The problem: Locate all lines with the word "that". Copy them.

Listed entries:
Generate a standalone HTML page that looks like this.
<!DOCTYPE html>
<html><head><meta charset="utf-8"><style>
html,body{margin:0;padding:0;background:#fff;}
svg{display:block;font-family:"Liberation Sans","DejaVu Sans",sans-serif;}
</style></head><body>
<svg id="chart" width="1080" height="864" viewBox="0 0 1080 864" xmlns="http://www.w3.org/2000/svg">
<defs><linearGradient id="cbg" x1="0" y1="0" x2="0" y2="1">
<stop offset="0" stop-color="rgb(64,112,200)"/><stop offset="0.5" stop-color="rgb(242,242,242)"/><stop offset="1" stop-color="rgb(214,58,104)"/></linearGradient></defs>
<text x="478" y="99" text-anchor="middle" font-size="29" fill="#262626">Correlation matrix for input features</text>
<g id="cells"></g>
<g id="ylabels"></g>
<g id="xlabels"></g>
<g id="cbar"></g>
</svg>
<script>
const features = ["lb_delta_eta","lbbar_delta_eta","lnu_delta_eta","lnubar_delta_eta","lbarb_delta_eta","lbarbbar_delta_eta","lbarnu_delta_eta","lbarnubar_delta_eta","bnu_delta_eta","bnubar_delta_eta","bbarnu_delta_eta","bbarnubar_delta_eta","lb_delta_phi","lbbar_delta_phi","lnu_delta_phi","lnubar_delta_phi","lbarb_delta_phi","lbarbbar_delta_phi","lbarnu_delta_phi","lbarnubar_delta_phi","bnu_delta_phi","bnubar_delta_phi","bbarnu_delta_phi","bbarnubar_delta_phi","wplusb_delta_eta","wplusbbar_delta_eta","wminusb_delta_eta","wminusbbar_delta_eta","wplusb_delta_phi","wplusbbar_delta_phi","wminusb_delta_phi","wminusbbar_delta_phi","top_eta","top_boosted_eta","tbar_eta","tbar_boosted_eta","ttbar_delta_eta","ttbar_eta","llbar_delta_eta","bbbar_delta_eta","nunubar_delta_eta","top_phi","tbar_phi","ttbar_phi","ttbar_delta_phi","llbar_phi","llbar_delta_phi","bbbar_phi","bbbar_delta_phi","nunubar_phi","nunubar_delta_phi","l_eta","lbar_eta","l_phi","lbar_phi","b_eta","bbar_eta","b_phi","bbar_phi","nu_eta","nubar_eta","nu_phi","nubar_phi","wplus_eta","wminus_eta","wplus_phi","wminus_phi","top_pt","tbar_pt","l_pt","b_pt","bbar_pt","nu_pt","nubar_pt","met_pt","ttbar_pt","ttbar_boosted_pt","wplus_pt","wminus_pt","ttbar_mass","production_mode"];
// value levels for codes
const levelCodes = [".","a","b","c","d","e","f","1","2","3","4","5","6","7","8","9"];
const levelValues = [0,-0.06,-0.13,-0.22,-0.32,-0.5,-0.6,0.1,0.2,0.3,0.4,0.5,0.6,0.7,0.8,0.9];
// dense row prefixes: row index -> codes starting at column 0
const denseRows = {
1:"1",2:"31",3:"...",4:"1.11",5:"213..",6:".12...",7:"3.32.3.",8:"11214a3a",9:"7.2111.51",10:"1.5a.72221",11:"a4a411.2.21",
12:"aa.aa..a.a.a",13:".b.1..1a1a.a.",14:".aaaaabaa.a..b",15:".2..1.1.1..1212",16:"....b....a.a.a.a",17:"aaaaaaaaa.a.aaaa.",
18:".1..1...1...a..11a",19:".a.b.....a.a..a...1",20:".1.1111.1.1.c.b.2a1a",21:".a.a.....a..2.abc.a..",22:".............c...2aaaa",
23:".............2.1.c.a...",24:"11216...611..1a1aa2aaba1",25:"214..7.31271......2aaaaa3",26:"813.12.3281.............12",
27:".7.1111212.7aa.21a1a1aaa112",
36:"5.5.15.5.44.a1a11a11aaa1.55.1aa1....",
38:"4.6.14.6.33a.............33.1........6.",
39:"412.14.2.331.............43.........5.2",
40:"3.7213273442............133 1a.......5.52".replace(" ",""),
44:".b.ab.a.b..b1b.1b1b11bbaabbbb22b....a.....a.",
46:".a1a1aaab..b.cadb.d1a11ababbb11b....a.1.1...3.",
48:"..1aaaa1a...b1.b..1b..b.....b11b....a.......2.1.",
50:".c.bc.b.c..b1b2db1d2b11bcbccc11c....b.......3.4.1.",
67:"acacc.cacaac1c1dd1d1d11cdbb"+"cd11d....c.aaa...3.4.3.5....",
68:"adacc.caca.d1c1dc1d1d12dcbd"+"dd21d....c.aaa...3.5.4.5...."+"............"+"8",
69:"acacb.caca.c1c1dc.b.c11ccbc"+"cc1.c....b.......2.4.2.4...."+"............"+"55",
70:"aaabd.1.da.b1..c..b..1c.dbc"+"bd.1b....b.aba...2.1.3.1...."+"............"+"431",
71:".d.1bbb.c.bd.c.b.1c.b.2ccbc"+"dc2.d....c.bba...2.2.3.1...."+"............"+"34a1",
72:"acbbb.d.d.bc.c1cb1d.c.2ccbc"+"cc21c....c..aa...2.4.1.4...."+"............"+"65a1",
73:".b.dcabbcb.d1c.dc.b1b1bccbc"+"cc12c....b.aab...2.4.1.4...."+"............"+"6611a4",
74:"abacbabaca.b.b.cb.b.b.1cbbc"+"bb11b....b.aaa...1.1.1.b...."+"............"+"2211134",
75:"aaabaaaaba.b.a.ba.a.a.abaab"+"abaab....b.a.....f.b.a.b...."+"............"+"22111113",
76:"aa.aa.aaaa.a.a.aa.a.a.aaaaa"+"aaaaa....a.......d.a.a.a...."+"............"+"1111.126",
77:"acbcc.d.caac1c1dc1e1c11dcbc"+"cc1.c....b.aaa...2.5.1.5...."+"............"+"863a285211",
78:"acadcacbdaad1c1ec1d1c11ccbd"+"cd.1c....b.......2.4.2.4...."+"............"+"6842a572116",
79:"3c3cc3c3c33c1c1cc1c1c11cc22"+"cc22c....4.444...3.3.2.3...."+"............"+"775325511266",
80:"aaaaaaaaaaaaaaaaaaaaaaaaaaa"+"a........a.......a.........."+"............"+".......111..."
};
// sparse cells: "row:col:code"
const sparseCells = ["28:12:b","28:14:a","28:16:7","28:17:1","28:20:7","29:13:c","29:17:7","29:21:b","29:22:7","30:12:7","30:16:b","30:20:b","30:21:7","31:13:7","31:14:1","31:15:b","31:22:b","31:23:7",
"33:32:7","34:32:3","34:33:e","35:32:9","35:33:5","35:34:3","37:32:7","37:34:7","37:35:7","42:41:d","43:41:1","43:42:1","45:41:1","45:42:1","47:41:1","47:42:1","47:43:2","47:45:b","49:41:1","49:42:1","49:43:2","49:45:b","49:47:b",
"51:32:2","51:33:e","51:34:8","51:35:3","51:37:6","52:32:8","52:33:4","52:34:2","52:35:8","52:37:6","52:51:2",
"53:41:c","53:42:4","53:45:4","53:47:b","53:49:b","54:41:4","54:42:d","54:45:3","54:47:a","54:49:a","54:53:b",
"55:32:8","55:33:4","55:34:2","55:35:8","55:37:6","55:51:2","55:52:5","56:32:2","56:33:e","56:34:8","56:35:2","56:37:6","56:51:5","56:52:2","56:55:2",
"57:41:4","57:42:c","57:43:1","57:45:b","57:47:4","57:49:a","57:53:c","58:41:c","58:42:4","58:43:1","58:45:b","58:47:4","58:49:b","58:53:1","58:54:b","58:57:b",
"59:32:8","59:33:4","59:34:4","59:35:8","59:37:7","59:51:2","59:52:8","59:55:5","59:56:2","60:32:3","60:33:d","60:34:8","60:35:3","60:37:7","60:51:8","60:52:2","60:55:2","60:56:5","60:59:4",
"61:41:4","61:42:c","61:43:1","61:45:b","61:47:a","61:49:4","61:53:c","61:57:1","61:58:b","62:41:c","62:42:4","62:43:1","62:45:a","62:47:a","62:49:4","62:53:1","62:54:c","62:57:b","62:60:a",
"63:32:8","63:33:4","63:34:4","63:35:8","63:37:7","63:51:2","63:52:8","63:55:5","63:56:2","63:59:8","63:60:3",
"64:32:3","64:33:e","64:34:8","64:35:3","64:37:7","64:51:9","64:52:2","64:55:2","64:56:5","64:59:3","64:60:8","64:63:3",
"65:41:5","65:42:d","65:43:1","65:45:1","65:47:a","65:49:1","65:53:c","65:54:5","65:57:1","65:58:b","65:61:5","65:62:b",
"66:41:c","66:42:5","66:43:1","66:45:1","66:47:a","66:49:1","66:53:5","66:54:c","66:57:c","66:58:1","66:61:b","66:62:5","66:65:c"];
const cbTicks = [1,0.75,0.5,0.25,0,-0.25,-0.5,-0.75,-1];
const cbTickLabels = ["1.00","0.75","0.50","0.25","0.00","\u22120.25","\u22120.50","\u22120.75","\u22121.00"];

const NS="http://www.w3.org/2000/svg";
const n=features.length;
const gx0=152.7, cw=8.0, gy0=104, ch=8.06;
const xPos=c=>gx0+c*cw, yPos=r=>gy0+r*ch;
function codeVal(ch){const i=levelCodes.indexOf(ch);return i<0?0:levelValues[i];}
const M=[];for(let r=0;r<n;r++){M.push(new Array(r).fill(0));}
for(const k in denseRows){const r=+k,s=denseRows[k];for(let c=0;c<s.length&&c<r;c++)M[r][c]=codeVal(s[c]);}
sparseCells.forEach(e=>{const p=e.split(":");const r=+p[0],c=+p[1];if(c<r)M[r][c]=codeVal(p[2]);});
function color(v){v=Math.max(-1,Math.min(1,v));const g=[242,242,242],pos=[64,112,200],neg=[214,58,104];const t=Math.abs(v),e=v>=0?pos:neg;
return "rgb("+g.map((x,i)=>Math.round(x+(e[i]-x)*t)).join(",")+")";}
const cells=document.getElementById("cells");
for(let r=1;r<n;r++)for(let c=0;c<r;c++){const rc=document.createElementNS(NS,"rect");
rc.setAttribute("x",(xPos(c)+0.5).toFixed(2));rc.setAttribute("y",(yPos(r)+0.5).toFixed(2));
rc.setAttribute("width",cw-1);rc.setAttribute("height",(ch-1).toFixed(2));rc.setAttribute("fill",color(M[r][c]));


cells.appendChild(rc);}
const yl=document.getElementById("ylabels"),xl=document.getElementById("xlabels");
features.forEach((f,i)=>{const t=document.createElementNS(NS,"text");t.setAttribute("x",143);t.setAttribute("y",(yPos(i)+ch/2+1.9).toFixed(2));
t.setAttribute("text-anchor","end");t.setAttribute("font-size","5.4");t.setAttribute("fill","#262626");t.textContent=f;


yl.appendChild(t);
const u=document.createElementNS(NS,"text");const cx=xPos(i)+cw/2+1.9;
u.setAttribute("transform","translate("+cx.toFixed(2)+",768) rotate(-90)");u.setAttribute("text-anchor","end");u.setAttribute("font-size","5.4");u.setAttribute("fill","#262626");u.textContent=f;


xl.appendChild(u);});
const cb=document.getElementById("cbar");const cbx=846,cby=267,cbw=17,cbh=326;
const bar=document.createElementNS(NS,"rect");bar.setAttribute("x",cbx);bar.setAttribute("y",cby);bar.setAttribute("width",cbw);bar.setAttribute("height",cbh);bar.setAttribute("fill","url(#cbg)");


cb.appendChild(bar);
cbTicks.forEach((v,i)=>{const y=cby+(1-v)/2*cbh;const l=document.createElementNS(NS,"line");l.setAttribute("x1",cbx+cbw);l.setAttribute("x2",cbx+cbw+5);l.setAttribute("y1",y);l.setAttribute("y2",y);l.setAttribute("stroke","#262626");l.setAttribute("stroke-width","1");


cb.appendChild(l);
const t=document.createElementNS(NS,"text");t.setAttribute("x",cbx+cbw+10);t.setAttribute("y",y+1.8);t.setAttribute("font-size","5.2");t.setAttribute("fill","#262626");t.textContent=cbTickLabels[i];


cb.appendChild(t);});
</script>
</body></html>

==

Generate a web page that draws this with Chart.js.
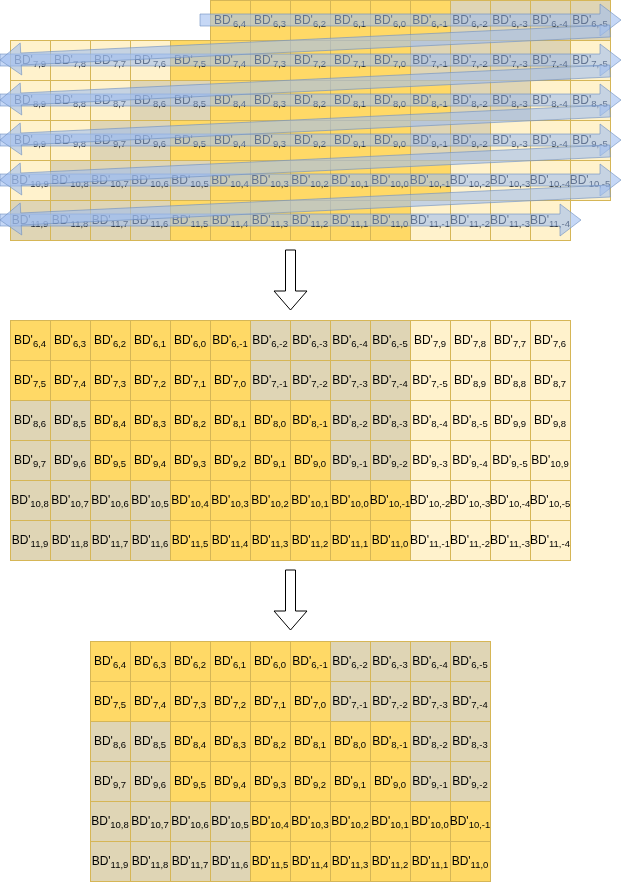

Result for this task:
Generate a standalone HTML page that looks like this.
Generate a web page that draws this with Chart.js.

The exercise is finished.